The company has as yet provided scant details on what actions it is planning on, but confirmed that it remained committed to its current regulated business profile. Management also added that it was not looking at any proposals that would affect the dividend. Aside from that, we can only wait for further details, which the company expects to provide from early 2023.

Regulated Assets

A further alignment to state regulated assets could make sense. Dominion Energy’s capital spending pipeline is growing at its fastest pace ever, with the utility giant planning to spend some $37 billion in growth capex between 2022 and 2026. Investments in zero carbon electricity generation, energy storage, electricity transmission and gas distribution have resulted in a spending spree which transitions Dominion Energy further towards clean energy and state-regulated assets.

Dominion Energy operating segments state regulated utility Virginia had distribution contacted assets

Dominion Energy Q3 Earnings Presentation

State regulated utility operations now contribute 90% of its operating earnings, up from 65% from 2018. The remaining 10% comes from contracted assets, which includes its 50% stake in the Cove Point LNG terminal, which is currently operated by Berkshire Hathaway Energy’s BHE GT&S subsidiary.

Dominion Energy is a natural monopoly in much of what it provides, with no effective competition. A focus on regulated operations should therefore translate into predictable revenues and low borrowing costs. Lower business risks, including reduced exposure to commodity prices, are in turn expected to underpin attractive risk-adjusted shareholder returns.

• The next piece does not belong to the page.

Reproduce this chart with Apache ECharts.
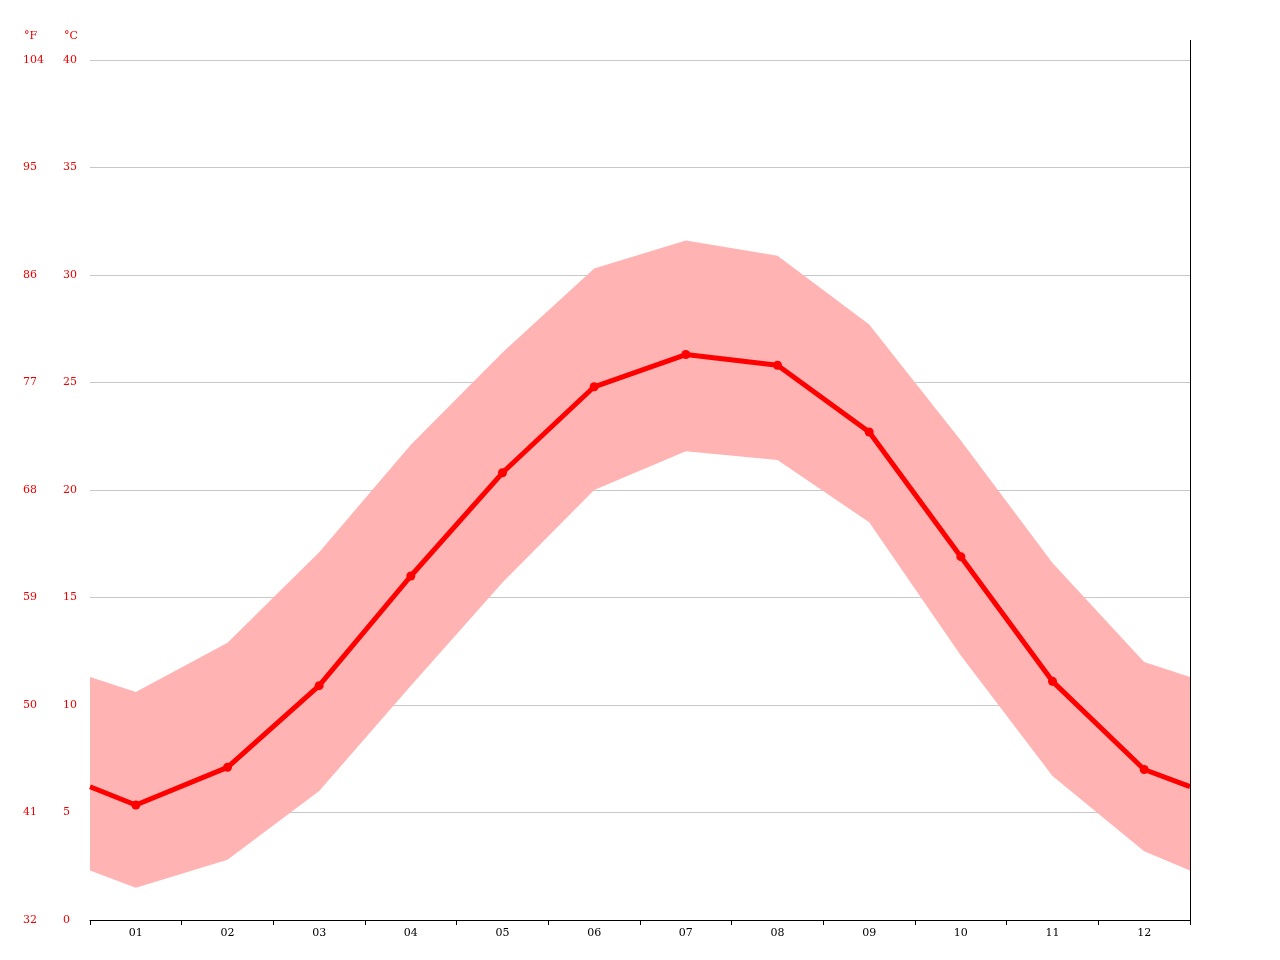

It could put Dominion Energy in a unique position to potentially enjoy faster growth ahead too, due to long-term secular growth drivers, including rising EV adoption, data center demand growth and accelerating decarbonisation efforts. Dominion Energy’s rate base is forecast to grow by around 9% per annum over the next five years – somewhat higher than its EPS growth target.

Double Edged Sword

The regulatory environment can be a double-edged sword, though, as the company needs to work closely with regulators to approve rates that it can charge to consumers – this ultimately determines what they can earn.

Regulators are obliged to strike a balance between keeping consumer rates affordable and adequately attracting enough private capital to sufficiently finance capital spending required to meet infrastructure needs.

We can see this at play with Dominion Energy’s regulated offshore wind farm off the coat of Virginia. The state regulator has been insisting on a performance guarantee for the CVOW project, which would force Dominion to fund the cost of replacement power if output from the wind farm falls below its expected 42% net capacity factor, as measured on a three year rolling average .

Dominion has said that insisting on the guarantee will prevent the project from moving forward, as it may not fairly account for unusual weather patterns or events. In a proposed settlement agreement, filed on October 28, it has sought to replace this guarantee with a cost sharing approach that would see the company share responsibility on cost overruns from its construction.

It is now up to the Virginia SCC to decide whether to approve this settlement. But whatever the result, it’s clear that Dominion Energy’s fortunes aren’t entirely under its own control.


Data by YCharts

Uncertainty surrounding the CVOW project has played its part in Dominion Energy’s recent stock price underperformance. Investors now also need to contend with additional risks coming from its upcoming business review.

Up until around September, its stock performance over the past year has largely tracked the rest of the utilities sector. Dominion Energy has since diverged from sector peers, with a total return of -8.0% over the past 52 weeks, compared to +3.7% for the sector.

But earnings expectations have barely budgeted. The consensus EPS forecast for the current financial year has fallen by just 0.2% over the past 6 months to $4.11, while the figure for 2023 is down 0.7% to $4.37. Meanwhile, EPS for 2024 has been revised upwards by 0.1% to $4.68.

Data by YCharts

Dominion Energy now trades at a noticeable discount to the sector, with a forward P/E of 16.3 and a dividend yield of 4.0%. This compares favorably to the sector average forward P/E of 18.8 and average dividend yield of 3.0%.

Final Thoughts

Despite regulatory and macroeconomic risks in the medium term, I reckon Dominion Energy is attractively positioned to benefit from changing energy trends. The shift towards regulated infrastructure assets, particularly electricity transmission and generation, is expected to benefit its long term earnings outlook, as well as improve revenue reliability.